Block comments, as well as end-of-line remarks are supported. Full line comments are made with an apostrophe ', while blocks of commented code begin with /' and end with '/.

FreeBASIC is not case-sensitive.

===Graphics library===
FreeBASIC provides built-in, QuickBASIC compatible graphics support through FBgfx, which is automatically included into programs that make a call to the SCREEN command. Its backend defaults to OpenGL on Linux and DirectX on Microsoft Windows. This abstraction makes FBgfx graphics code cross-platform compatible. However, FBgfx is not hardware accelerated.

Users familiar with external graphics utilities such as OpenGL or the Windows API can use them without interfering with the built-in graphics library.

===Language dialects===
As FreeBASIC has evolved, changes have been made that required breaking older-styled syntax. In order to continue supporting programs written using the older syntax, FreeBASIC now supports the following dialects:
- The default dialect (-lang fb as a command-line argument) supports all new compiler features and disallows archaic syntax.
- The FB-lite dialect (-lang fblite) permits use of most new, non-object-oriented features in addition to older-style programming.

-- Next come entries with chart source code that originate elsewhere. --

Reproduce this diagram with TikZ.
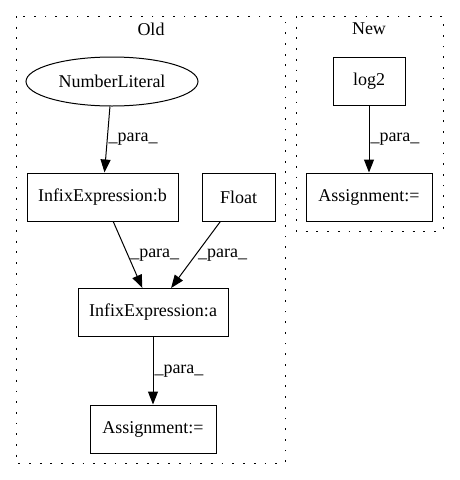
\documentclass[tikz,border=0pt]{standalone}
\usepackage{fontspec}
\setmainfont{Liberation Serif}
\usetikzlibrary{shapes.geometric,arrows.meta}

\begin{document}
\begin{tikzpicture}[x=1pt,y=-1pt,
    font=\fontsize{18}{20}\selectfont,
    boxnode/.style={draw=black,line width=1pt,rectangle,inner sep=0pt,minimum height=48pt},
    ovalnode/.style={draw=black,line width=1pt,ellipse,inner sep=0pt,minimum width=172pt,minimum height=49pt},
    para/.style={line width=1pt,-{Triangle[length=13pt,width=10pt]}},
    cluster/.style={draw=black,line width=1pt,dash pattern=on 1.8pt off 8.9pt}]
        \useasboundingbox (0,0) rectangle (459,480);

        % clusters
        \draw[cluster] (16,16) rectangle (285,463);
        \node (old) at (151,29) {Old};
        \draw[cluster] (296,16) rectangle (443,231);
        \node (new) at (369,29) {New};

        \node[ovalnode] (numlit) at (112,81.5) {NumberLiteral};
        \node[boxnode, minimum width=151pt] (infixb) at (102.5,197) {InfixExpression:b};
        \node[boxnode, minimum width=73pt] (float) at (238.5,197) {Float};
        \node[boxnode, minimum width=150pt] (infixa) at (153,312.5) {InfixExpression:a};
        \node[boxnode, minimum width=126pt] (assignold) at (153,429) {Assignment:=};
        \node[boxnode, minimum width=72pt] (logtwo) at (369,81) {log2};
        \node[boxnode, minimum width=126pt] (assignnew) at (369,197) {Assignment:=};

        \draw [para] (numlit) -- (infixb) node[midway, right, inner sep=1pt] {\_para\_};
        \draw [para] (infixb) -- (infixa) node[midway, right, inner sep=2pt] {\_para\_};
        \draw [para] (float) -- (infixa) node[midway, right, inner sep=2pt] {\_para\_};
        \draw [para] (infixa) -- (assignold) node[midway, right, inner sep=1pt] {\_para\_};
        \draw [para] (logtwo) -- (assignnew) node[midway, right, inner sep=1pt] {\_para\_};
    \end{tikzpicture}
\end{document}
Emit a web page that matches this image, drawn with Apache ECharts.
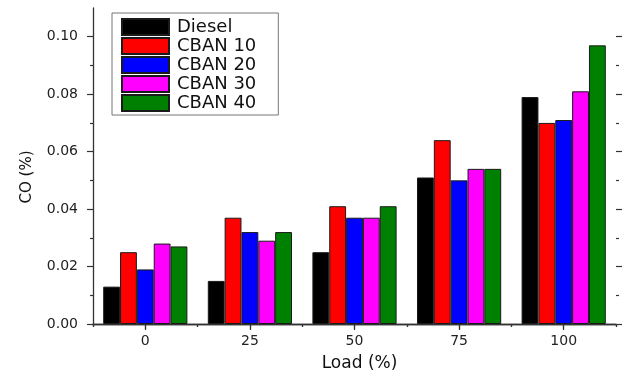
<!DOCTYPE html>
<html>
<head>
<meta charset="utf-8">
<script src="https://cdn.jsdelivr.net/npm/echarts@6/dist/echarts.min.js"></script>
<style>
  html, body { margin: 0; padding: 0; background: #fff; }
  #chart { width: 624px; height: 379px; }
</style>
</head>
<body>
<div id="chart"></div>
<script>
// Engine load categories (%)
const loads = ['0', '25', '50', '75', '100'];

// CO emissions (%) per fuel blend
const diesel = [0.013, 0.015, 0.025, 0.051, 0.079];
const cban10 = [0.025, 0.037, 0.041, 0.064, 0.070];
const cban20 = [0.019, 0.032, 0.037, 0.050, 0.071];
const cban30 = [0.028, 0.029, 0.037, 0.054, 0.081];
const cban40 = [0.027, 0.032, 0.041, 0.054, 0.097];

const seriesNames = ['Diesel', 'CBAN 10', 'CBAN 20', 'CBAN 30', 'CBAN 40'];
const seriesData = [diesel, cban10, cban20, cban30, cban40];
const seriesColors = ['#000000', '#ff0000', '#0000ff', '#ff00ff', '#008000'];

// Y axis ticks: labelled majors and unlabelled minors
const yMajor = [0, 0.02, 0.04, 0.06, 0.08, 0.10];
const yMinor = [0.01, 0.03, 0.05, 0.07, 0.09];

const FONT = 'DejaVu Sans';
const AXIS_COLOR = '#333';
const Y_MIN = 0, Y_MAX = 0.11;

const chart = echarts.init(document.getElementById('chart'), null, { renderer: 'canvas' });

function yAxisDef(position, ticks, len, main) {
  return {
    type: 'value',
    position: position,
    min: Y_MIN,
    max: Y_MAX,
    interval: 0.01,
    name: main ? 'CO (%)' : '',
    nameLocation: 'middle',
    nameRotate: 90,
    nameGap: 58,
    nameTextStyle: { fontFamily: FONT, fontSize: 15, color: '#111', padding: [0, 22, 0, 0] },
    axisLine: { show: main, lineStyle: { color: AXIS_COLOR, width: 1.3 } },
    axisTick: { show: true, inside: false, length: len, customValues: ticks,
                lineStyle: { color: AXIS_COLOR, width: 1.2 } },
    axisLabel: {
      show: main,
      customValues: yMajor,
      margin: 15,
      fontFamily: FONT,
      fontSize: 14,
      color: '#222',
      formatter: v => v.toFixed(2)
    },
    splitLine: { show: false }
  };
}

function xAxisDef(position, centered, len, inside, withLine, withLabels) {
  return {
    type: 'category',
    data: loads,
    position: position,
    boundaryGap: true,
    name: withLabels ? 'Load (%)' : '',
    nameLocation: 'middle',
    nameGap: 31,
    nameTextStyle: { fontFamily: FONT, fontSize: 17, color: '#111', padding: [0, 0, 0, 10] },
    axisLine: { show: withLine, lineStyle: { color: AXIS_COLOR, width: 1.3 } },
    axisTick: { show: true, alignWithLabel: centered, inside: inside, length: len,
                lineStyle: { color: AXIS_COLOR, width: 1.2 } },
    axisLabel: { show: withLabels, margin: 10, fontFamily: FONT, fontSize: 14, color: '#222' },
    splitLine: { show: false }
  };
}

const option = {
  backgroundColor: '#ffffff',
  animation: false,
  grid: { left: 93, right: 8, top: 8, bottom: 55, containLabel: false },
  legend: {
    orient: 'vertical',
    left: 112,
    top: 13,
    data: seriesNames,
    itemWidth: 47,
    itemHeight: 16,
    itemGap: 1,
    padding: [5, 22, 3, 9],
    borderColor: '#777',
    borderWidth: 1,
    icon: 'rect',
    textStyle: { fontFamily: FONT, fontSize: 18, color: '#111', height: 16, lineHeight: 16, padding: [0, 0, 0, 3] }
  },
  xAxis: [
    xAxisDef('bottom', true, 5, false, true, true),
    xAxisDef('bottom', false, 3, false, false, false),
    xAxisDef('top', true, 6, true, true, false),
    xAxisDef('top', false, 3, true, false, false)
  ],
  yAxis: [
    yAxisDef('left', yMajor, 6, true),
    yAxisDef('left', yMinor, 3, false),
    yAxisDef('right', yMajor, 6, false),
    yAxisDef('right', yMinor, 3, false)
  ],
  series: seriesNames.map((name, i) => ({
    name: name,
    type: 'bar',
    xAxisIndex: 0,
    yAxisIndex: 0,
    data: seriesData[i],
    barGap: '0%',
    barCategoryGap: '19.5%',
    itemStyle: { color: seriesColors[i], borderColor: '#1a1a1a', borderWidth: 1 },
    emphasis: { disabled: true }
  }))
};

chart.setOption(option);
</script>
</body>
</html>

Implicit variables, suffixes, GOSUB / RETURN, numeric labels and other features are allowed in this dialect.
- The QB dialect (-lang qb) attempts to replicate QuickBASIC behavior and is able to compile many QuickBASIC programs without modification.

==Example code==
Standard programs, such as the "Hello, World!" program are done just as they were in QuickBASIC.

Print "Hello, World!"

sleep:end 'Comment, prevents the program window from closing instantly

FreeBASIC adds to this with support for object-oriented features such as methods, constructors, dynamic memory allocation, properties and temporary allocation.

Type Vector
    Private:
        x As Integer
        y As Integer
    Public:
        Declare Constructor (nX As Integer = 0, nY As Integer = 0)
        Declare Property getX As Integer
        Declare Property getY As Integer
End Type

Constructor Vector (nX As Integer, nY As Integer)
    x = nX
    y = nY
End Constructor

Property Vector.getX As Integer
    Return x
End Property

Property Vector.getY As Integer
    Return y
End Property

Dim As Vector Ptr player = New Vector()

- player = Type<Vector>(100, 100)
Print player->getX
Print player->getY

Delete player

Sleep 'Prevents the program window from closing instantly

In both cases, the language is well suited for learning purposes.